Excerpt: Leslie "0xDECAFBAD" Orchard writes: But, in the comment above, Phil [ringnalda] makes a suggestion that seems ideal to me. Don't link to feeds directly, don't use a funky protocol, link to a "playlist" of feeds. URLs linking to MP3...
Excerpt: Feed playlists. Name it something like `feeds.fss`, and register applications to handle that extension. Give it a MIME-type, and handle that too. Sounds just like M3U and PLS files, to me. Someone tell me why this is a dumb idea.
Excerpt: Lots of discussion going on at the moment about the problem with surfacing RSS feeds to unsuspecting readers, ie. for the vast majority of punters raw XML is complete gibberish. This is the problem which FeedForm tries to address (see my feed), alth...
Excerpt: I'm going to put my 2 cent foot in my mouth, and state that there is no need for a publisher's clearing house to manage my many subscriptions. This problem is one easily solved by the Spontaneous Integration. A thing exposes a URI. A thing append...

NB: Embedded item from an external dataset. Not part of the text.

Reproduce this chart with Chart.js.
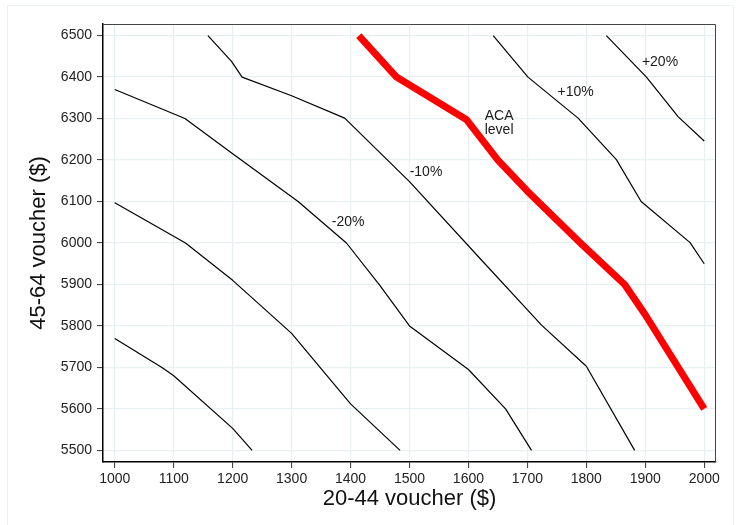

Excerpt: Randy: Adam Kalsey is another believer in the Universal Subscription Mechanism. Phil, that always thinking guy, makes a case in Adam's comments for application/feedlist+xml. Something to watch and another great idea.
Just as browsers are able to route to a local client app, wouldn't it be easy for them to route to a URL?
I just finished a new draft of the Universal Subscription Mechanism. http://www.kbcafe.com/rss/usm.html
Excerpt: Thanks go to Adam Kalsey who did most of the pushing for this solution in his article Handling RSS in the browser
Peter, The problem is which URL? Can we all agree on one URL? Like we agree on one version of RSS? Not gonna happen.
In Opera 8.01, the RSS shows up as usual, not the way you describe.
I linked my Yahoo 360 page to an RSS source, which I now find annoying. I would like to get rid of it, to stop its "feeding" into my page, but I cannot find how to delete the darn thing. I asked Yahoo, but it is no help at all; their answers to my repeated question are all off the mark. Can you help? Thanks, Dio
Take a look at my tool http://www.dat-it.com Build-in RSS Client, Internet Explorer toolbar for handling with RSS feeds
This discussion has been closed.
Phil Ringnalda
January 12, 2005 2:34 PM
But of course a/r+x is unregisterable, since it refers to seven or eleven different formats, and now that a/rdf+xml is actually registered there are people who insist on using it for their RSS 1.0, and having an XML-based feed reader register as the handler for all RDF probably isn't a great longterm thing, and last time I saw the results of someone checking mime types that are actually used, more than half were text/plain or text/html, and why did I wander into this quagmire again?